On a personal level, though, it sucks to get nervous when my period's late. My husband and I have decided not to have kids, and he got a vasectomy—which was a weird adjustment, because I've always been in charge of my own birth control. How much do I trust his doctor's skill? What if I end up with (I hate these terms) one of those "miracle" or "surprise" vasectomy pregnancies?

But you know, in terms of long-term sustainability and cost, for people who are in committed hetero relationships who don't want kids, vasectomy is a fan-fucking-tastic option. Trust—in myself and in my partner—is a huge part of feeling safe and healthy. Knowing that my husband would support me if I needed an abortion is a huge relief; I also think we have the kind of communication that would make a conversation about continuing a pregnancy totally something that could be on the table if we ever got to that point.

But this is just one good relationship. It's the result of learning from mistakes I made in a dozen shitty relationships before it. But fundamentally, I made the same mistake over and over: sacrificing love for myself and my future for the idea that any relationship was better than no relationship. Not trusting myself, my instincts, when I knew something was wrong. Thinking that "relationships take work" meant "relationships have to be hard." They don't. They do take constant attention, but they don't have to be a struggle. It was a long road learning that, and it's not something you learn without walking that walk.

I have tried, and failed, to kick "true crime" television numerous times over the span of my adulthood. It's so kitschy and over the top, but laying in the refuge of that trashiness is a message to you, the reader: You will never meaningfully resist the police state. Can true crime, as a media genre, exist without or after rape culture?

Oh man, how easy is it to fall into a deep, dark hole of SVU marathon-ing? SO EASY. Give me a Dateline special! GIVE ME ALL THE DATELINE SPECIALS. But if you think about why true crime appeals to people, you have to think about cultural taboos, salaciousness, exploitation.

If rape culture were to be dismantled, I think "true crime" as a genre would lose some of, or perhaps a lot of, its appeal. I think it's natural to be curious about the sinister side of human nature, but I think that "true crime" as a cultural institution often obscures the fact that rapists, for example, aren't monsters-of-the-week but brothers, fathers, uncles, even sisters and daughters and mothers. Ending rape culture would mean, in part, acknowledging that there is no monster. That the "bad guy" is the boy or girl next door, or in the next room.

And you can't take white supremacy out of the equation, either: We have very clear culturally defined ideas about who is a "real" victim, and who is a perpetrator.

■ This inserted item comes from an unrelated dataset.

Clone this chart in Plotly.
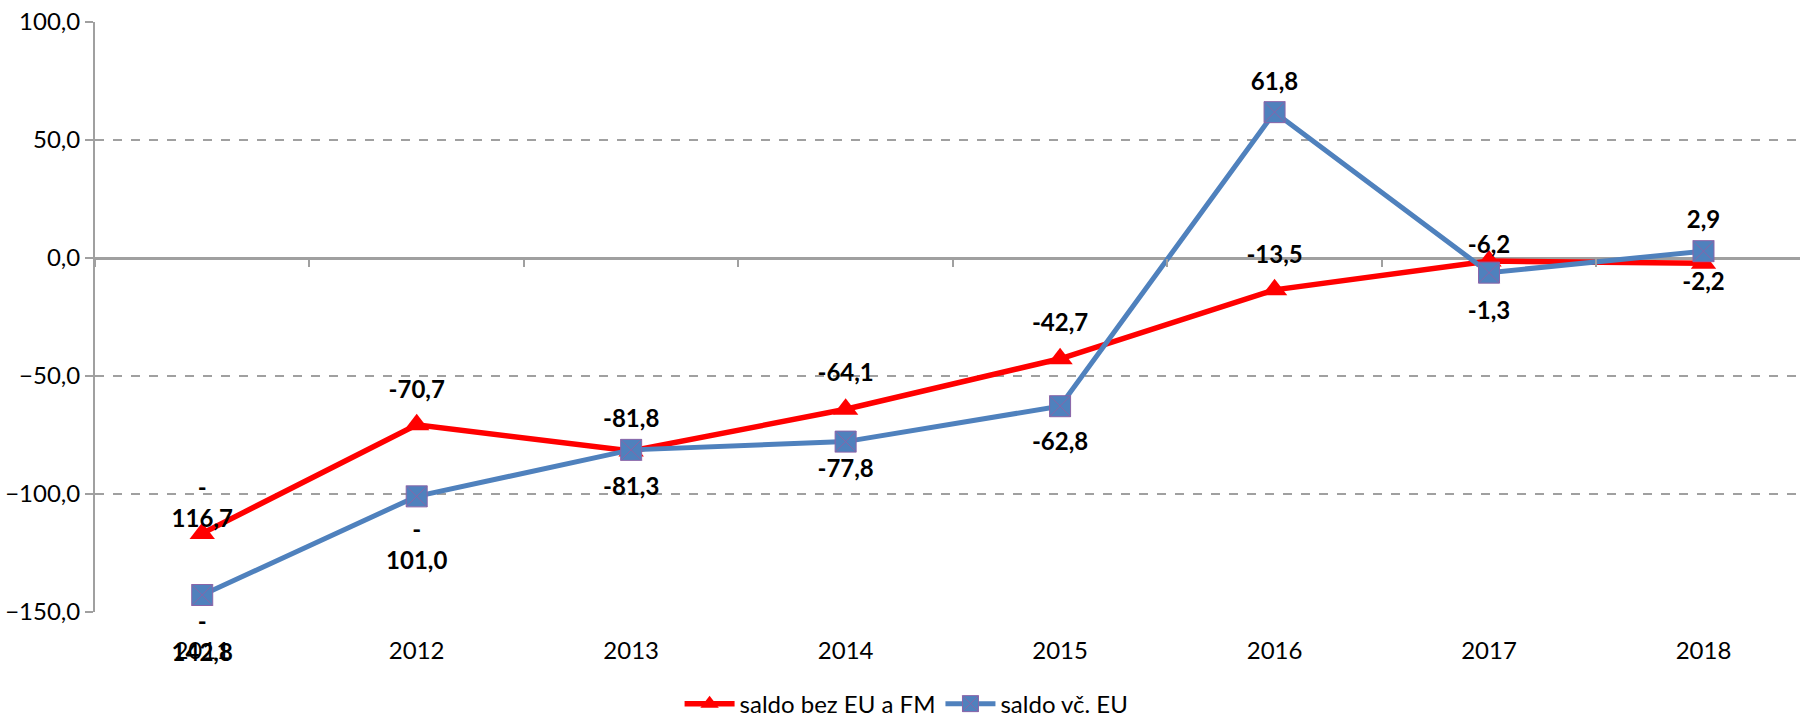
import plotly.graph_objects as go

years = ["2011", "2012", "2013", "2014", "2015", "2016", "2017", "2018"]
saldo_bez_eu = [-116.7, -70.7, -81.8, -64.1, -42.7, -13.5, -1.3, -2.2]
saldo_vc_eu = [-142.8, -101.0, -81.3, -77.8, -62.8, 61.8, -6.2, 2.9]

# where each data label sits (above / below the point) and how far away
red_pos = ["top", "top", "top", "top", "top", "top", "bottom", "bottom"]
red_gap = [0, 32, 28, 34, 34, 32, 62, 13]
blue_pos = ["bottom", "bottom", "bottom", "bottom", "bottom", "top", "top", "top"]
blue_gap = [26, 36, 42, 26, 40, 24, 20, 26]

FONT = "Lato"
RED = "#FF0000"
BLUE = "#4F81BD"
GRID = "#A0A0A0"


def fmt(v):
    s = f"{v:.1f}".replace(".", ",")
    if abs(v) >= 100 and v < 0:
        s = "-<br>" + s[1:]
    return "<b>" + s + "</b>"


fig = go.Figure()
fig.add_trace(go.Scatter(
    x=years, y=saldo_bez_eu, name="saldo bez EU a FM", mode="lines+markers",
    line=dict(color=RED, width=5.5),
    marker=dict(symbol="triangle-up", size=22, color=RED),
))
fig.add_trace(go.Scatter(
    x=years, y=saldo_vc_eu, name="saldo vč. EU", mode="lines+markers",
    line=dict(color=BLUE, width=5),
    marker=dict(symbol="square-x", size=21, color=BLUE,
                line=dict(color="#8A64A8", width=1)),
))

# data labels: invisible markers just set the distance of the text from the point
for vals, pos, gap in ((saldo_bez_eu, red_pos, red_gap), (saldo_vc_eu, blue_pos, blue_gap)):
    fig.add_trace(go.Scatter(
        x=years, y=vals, mode="markers+text", text=[fmt(v) for v in vals],
        textposition=[p + " center" for p in pos],
        textfont=dict(family=FONT, size=24, color="#000"),
        marker=dict(size=gap, opacity=0), cliponaxis=False,
        showlegend=False, hoverinfo="skip",
    ))

# invisible helper so the tick axis on the zero line has something to draw
fig.add_trace(go.Scatter(x=years, y=[0] * len(years), xaxis="x2", mode="markers",
                         marker=dict(opacity=0), showlegend=False, hoverinfo="skip"))

fig.update_layout(
    width=1800, height=721,
    margin=dict(l=95, r=0, t=22, b=109, autoexpand=False),
    paper_bgcolor="white", plot_bgcolor="white",
    font=dict(family=FONT, size=24, color="#000"),
    showlegend=True,
    legend=dict(orientation="h", x=0.476, xanchor="center", y=-0.156, yanchor="middle",
                font=dict(size=24), itemwidth=50),
    xaxis=dict(type="category", range=[-0.5, 7.45], showgrid=False, showline=False,
               ticks="", zeroline=False, ticklabelstandoff=22),
    xaxis2=dict(type="category", range=[-0.5, 7.45], overlaying="x", anchor="free",
                position=0.6, showticklabels=False, showgrid=False, showline=False,
                ticks="outside", tickson="boundaries", ticklen=8, tickwidth=2,
                tickcolor=GRID),
    yaxis=dict(range=[-150, 100], dtick=50, tickformat=".1f",
               showgrid=True, gridcolor=GRID, gridwidth=2, griddash="dash",
               showline=True, linecolor=GRID, linewidth=2,
               ticks="outside", ticklen=8, tickwidth=2, tickcolor=GRID,
               zeroline=True, zerolinecolor=GRID, zerolinewidth=2.5),
    separators=",.",
)

fig.write_html("out.html", config={"displayModeBar": False},
               post_script="document.body.style.margin='0';")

What's "true" about "true crime" shows? Nothing, if you consider the fact that police violence is real, that police brutality is real, that crime also means people of color being gunned down in the street and in their homes by cops. That's crime. But what's the CSI team going to do with the sheer volume and mundanity of state violence? Better to have another pretty, skinny white woman raped by a man in the bushes, I guess.

If I were to get in the kitchen and make you a sandwich, what would you want? Do you prefer potato salad or coleslaw?

Baguette. Turkey and salami. Colby cheddar. Vine-ripe tomatoes and fresh lettuce. Sprinkle of vinaigrette, sprinkle of ranch dressing. No potato salad, no coleslaw, just Cool Ranch Doritos.